Emit an exact copy of the lines running from the start of the records to the line containing "from matplotlib.patches import Rectangle", both included.

--- begin RECORDS SUPPLIED ---

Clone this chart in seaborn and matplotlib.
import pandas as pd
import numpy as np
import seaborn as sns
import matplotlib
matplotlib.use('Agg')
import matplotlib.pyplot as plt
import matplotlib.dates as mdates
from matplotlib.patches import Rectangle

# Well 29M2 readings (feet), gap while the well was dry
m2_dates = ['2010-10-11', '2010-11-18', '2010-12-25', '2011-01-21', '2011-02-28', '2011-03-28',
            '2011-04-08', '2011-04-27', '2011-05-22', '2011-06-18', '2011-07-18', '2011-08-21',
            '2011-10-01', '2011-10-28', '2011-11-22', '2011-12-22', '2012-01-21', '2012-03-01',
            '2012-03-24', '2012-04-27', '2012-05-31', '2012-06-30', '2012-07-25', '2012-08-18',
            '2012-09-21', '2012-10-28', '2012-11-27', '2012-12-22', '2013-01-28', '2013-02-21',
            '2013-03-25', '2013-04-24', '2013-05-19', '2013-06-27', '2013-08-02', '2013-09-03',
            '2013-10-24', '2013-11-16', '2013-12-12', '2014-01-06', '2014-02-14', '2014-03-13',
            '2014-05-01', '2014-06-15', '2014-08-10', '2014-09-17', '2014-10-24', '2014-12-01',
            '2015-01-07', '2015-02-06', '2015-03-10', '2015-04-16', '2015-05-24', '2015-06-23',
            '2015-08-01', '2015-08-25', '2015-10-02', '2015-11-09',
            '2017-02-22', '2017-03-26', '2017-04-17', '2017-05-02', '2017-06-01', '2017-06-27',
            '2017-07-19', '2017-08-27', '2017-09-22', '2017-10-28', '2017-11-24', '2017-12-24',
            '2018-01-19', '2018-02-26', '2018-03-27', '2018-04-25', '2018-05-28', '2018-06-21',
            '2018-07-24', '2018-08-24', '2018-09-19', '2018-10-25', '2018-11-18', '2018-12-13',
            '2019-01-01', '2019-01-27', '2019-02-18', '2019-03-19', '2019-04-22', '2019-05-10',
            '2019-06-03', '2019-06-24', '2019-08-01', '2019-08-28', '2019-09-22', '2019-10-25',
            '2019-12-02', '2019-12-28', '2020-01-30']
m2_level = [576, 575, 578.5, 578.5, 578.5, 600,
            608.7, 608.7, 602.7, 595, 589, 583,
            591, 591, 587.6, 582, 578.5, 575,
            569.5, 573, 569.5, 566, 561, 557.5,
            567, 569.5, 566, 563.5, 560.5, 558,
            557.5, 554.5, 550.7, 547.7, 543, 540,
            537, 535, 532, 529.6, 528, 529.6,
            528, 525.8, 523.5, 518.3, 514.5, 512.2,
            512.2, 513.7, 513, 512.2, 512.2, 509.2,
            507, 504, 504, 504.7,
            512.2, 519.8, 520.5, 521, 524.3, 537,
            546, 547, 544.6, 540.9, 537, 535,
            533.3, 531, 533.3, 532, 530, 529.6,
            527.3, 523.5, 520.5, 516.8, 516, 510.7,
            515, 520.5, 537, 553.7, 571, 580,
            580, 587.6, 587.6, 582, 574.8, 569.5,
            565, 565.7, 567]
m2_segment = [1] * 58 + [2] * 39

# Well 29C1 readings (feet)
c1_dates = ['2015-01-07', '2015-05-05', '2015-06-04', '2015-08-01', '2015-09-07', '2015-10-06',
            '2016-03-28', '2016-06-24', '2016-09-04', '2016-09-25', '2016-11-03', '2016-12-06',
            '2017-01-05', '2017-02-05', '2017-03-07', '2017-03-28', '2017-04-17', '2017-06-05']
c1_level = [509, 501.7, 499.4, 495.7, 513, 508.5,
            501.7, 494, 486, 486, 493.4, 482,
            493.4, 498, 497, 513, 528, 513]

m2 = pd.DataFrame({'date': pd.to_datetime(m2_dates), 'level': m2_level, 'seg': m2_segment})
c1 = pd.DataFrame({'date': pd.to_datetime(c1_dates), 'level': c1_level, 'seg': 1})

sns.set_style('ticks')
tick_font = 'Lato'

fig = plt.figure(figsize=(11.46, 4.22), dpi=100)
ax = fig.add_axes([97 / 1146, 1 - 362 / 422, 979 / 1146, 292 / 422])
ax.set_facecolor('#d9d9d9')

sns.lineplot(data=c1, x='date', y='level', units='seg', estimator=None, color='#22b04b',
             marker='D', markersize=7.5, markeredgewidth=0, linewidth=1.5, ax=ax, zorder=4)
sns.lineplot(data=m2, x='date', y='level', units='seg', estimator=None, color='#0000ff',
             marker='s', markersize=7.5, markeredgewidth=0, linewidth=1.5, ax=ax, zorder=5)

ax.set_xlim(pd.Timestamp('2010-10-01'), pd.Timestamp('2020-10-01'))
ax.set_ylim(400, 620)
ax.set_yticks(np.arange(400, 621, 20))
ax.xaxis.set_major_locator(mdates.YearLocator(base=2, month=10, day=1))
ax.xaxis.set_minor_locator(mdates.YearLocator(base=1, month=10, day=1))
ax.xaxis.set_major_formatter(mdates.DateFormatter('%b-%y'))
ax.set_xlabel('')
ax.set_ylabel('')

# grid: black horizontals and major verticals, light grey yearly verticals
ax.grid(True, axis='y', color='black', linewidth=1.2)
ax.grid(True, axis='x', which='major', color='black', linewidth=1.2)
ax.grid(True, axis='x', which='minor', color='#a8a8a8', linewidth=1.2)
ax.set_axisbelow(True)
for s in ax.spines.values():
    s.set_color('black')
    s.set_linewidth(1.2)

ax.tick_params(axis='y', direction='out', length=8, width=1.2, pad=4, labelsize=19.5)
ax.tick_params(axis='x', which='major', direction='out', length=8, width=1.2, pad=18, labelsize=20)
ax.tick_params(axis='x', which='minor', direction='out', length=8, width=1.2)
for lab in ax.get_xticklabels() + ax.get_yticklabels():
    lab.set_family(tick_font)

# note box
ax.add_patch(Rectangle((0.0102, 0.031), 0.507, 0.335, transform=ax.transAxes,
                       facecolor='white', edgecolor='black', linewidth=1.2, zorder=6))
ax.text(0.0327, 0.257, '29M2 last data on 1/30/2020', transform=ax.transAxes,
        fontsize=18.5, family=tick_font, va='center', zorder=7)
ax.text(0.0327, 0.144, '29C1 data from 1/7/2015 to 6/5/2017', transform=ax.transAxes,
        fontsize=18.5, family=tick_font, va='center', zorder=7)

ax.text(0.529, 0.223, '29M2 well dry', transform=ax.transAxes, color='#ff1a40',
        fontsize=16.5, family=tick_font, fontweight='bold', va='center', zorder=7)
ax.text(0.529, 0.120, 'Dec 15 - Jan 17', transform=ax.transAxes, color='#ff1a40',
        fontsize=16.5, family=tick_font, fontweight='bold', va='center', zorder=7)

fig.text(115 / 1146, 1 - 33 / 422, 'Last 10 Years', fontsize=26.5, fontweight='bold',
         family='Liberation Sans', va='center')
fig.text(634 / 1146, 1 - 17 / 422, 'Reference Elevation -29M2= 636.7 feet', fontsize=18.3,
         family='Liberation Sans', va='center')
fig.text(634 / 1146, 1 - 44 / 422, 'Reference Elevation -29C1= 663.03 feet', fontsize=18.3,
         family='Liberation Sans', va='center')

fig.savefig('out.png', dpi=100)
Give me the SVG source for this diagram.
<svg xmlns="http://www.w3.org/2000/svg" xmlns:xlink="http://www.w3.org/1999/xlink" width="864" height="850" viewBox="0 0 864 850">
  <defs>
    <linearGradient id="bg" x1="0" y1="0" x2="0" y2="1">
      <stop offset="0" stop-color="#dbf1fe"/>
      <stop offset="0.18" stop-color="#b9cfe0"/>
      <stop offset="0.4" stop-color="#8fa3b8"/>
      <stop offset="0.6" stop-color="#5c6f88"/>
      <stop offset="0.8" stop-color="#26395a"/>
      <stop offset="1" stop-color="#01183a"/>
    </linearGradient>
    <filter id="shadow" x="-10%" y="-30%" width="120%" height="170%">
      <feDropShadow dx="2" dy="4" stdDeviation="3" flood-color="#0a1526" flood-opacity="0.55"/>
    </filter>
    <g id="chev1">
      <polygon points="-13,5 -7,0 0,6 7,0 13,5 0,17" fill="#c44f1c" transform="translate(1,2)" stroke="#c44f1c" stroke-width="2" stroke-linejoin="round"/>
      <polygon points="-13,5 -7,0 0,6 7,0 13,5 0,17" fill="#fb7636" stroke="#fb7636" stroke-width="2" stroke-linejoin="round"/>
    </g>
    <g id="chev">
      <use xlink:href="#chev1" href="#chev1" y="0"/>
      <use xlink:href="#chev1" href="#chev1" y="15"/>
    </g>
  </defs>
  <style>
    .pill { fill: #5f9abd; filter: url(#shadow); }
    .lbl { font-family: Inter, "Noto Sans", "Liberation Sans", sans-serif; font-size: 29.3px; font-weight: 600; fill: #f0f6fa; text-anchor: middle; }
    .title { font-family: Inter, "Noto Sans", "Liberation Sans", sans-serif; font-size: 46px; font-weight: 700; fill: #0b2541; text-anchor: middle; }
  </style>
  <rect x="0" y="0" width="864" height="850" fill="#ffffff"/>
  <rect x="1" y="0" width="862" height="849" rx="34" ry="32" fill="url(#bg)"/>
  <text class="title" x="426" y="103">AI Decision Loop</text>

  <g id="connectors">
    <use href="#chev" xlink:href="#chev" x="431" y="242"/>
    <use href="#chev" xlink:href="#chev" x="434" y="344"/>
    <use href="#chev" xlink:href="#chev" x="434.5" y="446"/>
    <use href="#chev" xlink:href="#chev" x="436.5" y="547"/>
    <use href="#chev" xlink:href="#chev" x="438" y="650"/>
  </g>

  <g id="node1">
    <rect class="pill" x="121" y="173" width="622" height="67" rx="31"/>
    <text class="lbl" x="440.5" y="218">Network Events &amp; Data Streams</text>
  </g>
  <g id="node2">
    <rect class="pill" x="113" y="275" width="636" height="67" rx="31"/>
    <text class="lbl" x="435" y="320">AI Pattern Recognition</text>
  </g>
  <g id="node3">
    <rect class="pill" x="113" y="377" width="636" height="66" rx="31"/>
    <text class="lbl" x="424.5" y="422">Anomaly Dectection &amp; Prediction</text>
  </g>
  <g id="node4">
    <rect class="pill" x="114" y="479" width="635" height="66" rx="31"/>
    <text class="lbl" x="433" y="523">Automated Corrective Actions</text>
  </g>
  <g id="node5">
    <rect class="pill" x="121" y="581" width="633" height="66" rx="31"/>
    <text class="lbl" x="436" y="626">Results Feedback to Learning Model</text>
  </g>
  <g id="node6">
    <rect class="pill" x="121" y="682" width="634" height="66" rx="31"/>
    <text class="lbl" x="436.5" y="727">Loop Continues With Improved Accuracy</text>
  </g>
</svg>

--- end RECORDS SUPPLIED ---

● EXERCISE RESPONSE
Clone this chart in seaborn and matplotlib.
import pandas as pd
import numpy as np
import seaborn as sns
import matplotlib
matplotlib.use('Agg')
import matplotlib.pyplot as plt
import matplotlib.dates as mdates
from matplotlib.patches import Rectangle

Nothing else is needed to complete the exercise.